Henceforth, there is nothing apart from the Absolute, no-separate soul or any other observable entity. With regard to our opening question, then, does a Buddha have a soul?

Number 752 from the closing Sagathakam portion of the Lanka states: The Buddha is neither a soul nor the Skandhas, he is knowledge free from evil outflows; clearly perceiving him to be eternally serene, I take my refuge in him.

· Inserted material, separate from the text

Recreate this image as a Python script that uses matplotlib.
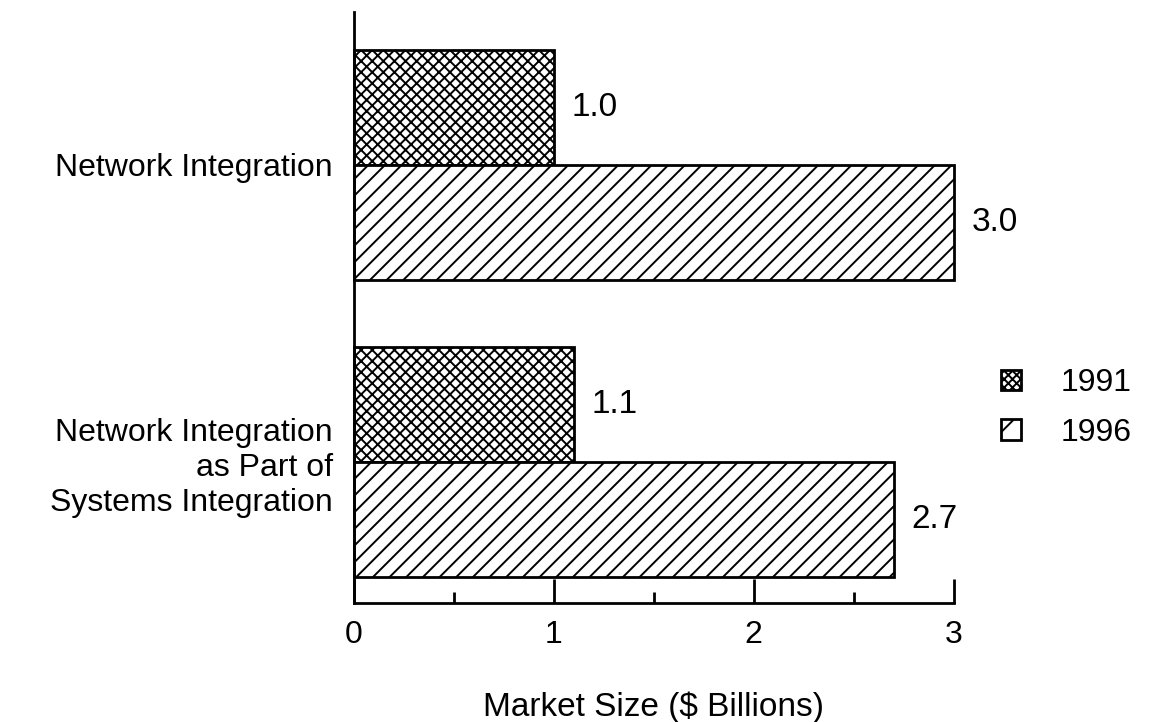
import matplotlib
matplotlib.use("Agg")
import matplotlib.pyplot as plt
from matplotlib.patches import Patch
from matplotlib.ticker import MultipleLocator

# data
categories = ["Network Integration",
              "Network Integration\nas Part of\nSystems Integration"]
years = ["1991", "1996"]
values_1991 = [1.0, 1.1]
values_1996 = [3.0, 2.7]

plt.rcParams['font.family'] = ['Liberation Sans', 'DejaVu Sans']
plt.rcParams['hatch.linewidth'] = 1.4

fig = plt.figure(figsize=(11.49, 7.22), dpi=100)
ax = fig.add_axes([0.308, 0.165, 0.522, 0.818])

pos = [1, 0]  # first category on top
h = 0.386
ax.barh([p + h / 2 for p in pos], values_1991, height=h, color='white',
        edgecolor='black', linewidth=2, hatch='xxx', clip_on=False)
ax.barh([p - h / 2 for p in pos], values_1996, height=h, color='white',
        edgecolor='black', linewidth=2, hatch='//', clip_on=False)

for p, v in zip(pos, values_1991):
    ax.text(v + 0.09, p + h / 2, f"{v:.1f}", va='center', ha='left', fontsize=24)
for p, v in zip(pos, values_1996):
    ax.text(v + 0.09, p - h / 2, f"{v:.1f}", va='center', ha='left', fontsize=24)

ax.set_xlim(0, 3)
ax.set_ylim(-0.473, 1.513)
ax.set_yticks(pos)
ax.set_yticklabels(categories, fontsize=23, linespacing=1.2)
ax.tick_params(axis='y', length=0, pad=15)

ax.xaxis.set_major_locator(MultipleLocator(1))
ax.xaxis.set_minor_locator(MultipleLocator(0.5))
ax.tick_params(axis='x', which='major', direction='in', length=17, width=2,
               labelsize=23, pad=12)
ax.tick_params(axis='x', which='minor', direction='in', length=8, width=2)
ax.set_xlabel("Market Size ($ Billions)", fontsize=24, labelpad=30)

for s in ['top', 'right']:
    ax.spines[s].set_visible(False)
for s in ['left', 'bottom']:
    ax.spines[s].set_linewidth(2)

handles = [Patch(facecolor='white', edgecolor='black', hatch='xxxx', linewidth=2),
           Patch(facecolor='white', edgecolor='black', hatch='/', linewidth=2)]
fig.legend(handles, years, loc='center left', bbox_to_anchor=(0.852, 0.435),
           frameon=False, fontsize=23, handlelength=0.62, handleheight=0.62,
           handletextpad=1.25, labelspacing=0.6, borderpad=0.2)

fig.savefig("out.png", dpi=100)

And in taking refuge in him we certainly do not mean a [personal] soul as described by the philosophers. But there is [soulness], by this we mean Buddha-nature, THAT ultimate body of the Mind which cannot be discerned by the senses. So, within Unborn Mind Zen, Soulness is synonymous with Self and Mind and really speaks to the flowering quintessence (likened to the opening of a lotus) of the unnamable and unknowable Primordial-Monistic Negativa—in essence, the via-positiva emerging from the via-negativa. It is what swells up inside you when struck by something profound (De Profundis: when the Original Recognition turns back upon Itself); in a sense, celebrating this Self-realization; it is what occurs within the Garbha-dhatu, or the realm of the bodhi-womb. The Lanka posits this thusly:

The Blessed One replied: No, Mahamati, my Tathagata-garbha is not the same as the ego as taught by the philosophers; for what the Tathagatas teach is the Tathagata-garbha in the sense, Mahamati, that it is emptiness, reality-limit, Nirvana, being unborn, unqualified, and devoid of will-effort; the reason why the Tathagatas who are Arhats and Fully-Enlightened Ones, teach the doctrine pointing to the Tathagata-garbha is to make the ignorant cast aside their fear while they listen to the teaching of egolessness and to have them realize the state of non-discrimination and imagelessness. (XXVIII)

Soulness is an imageless affair, let it forever be thusly so.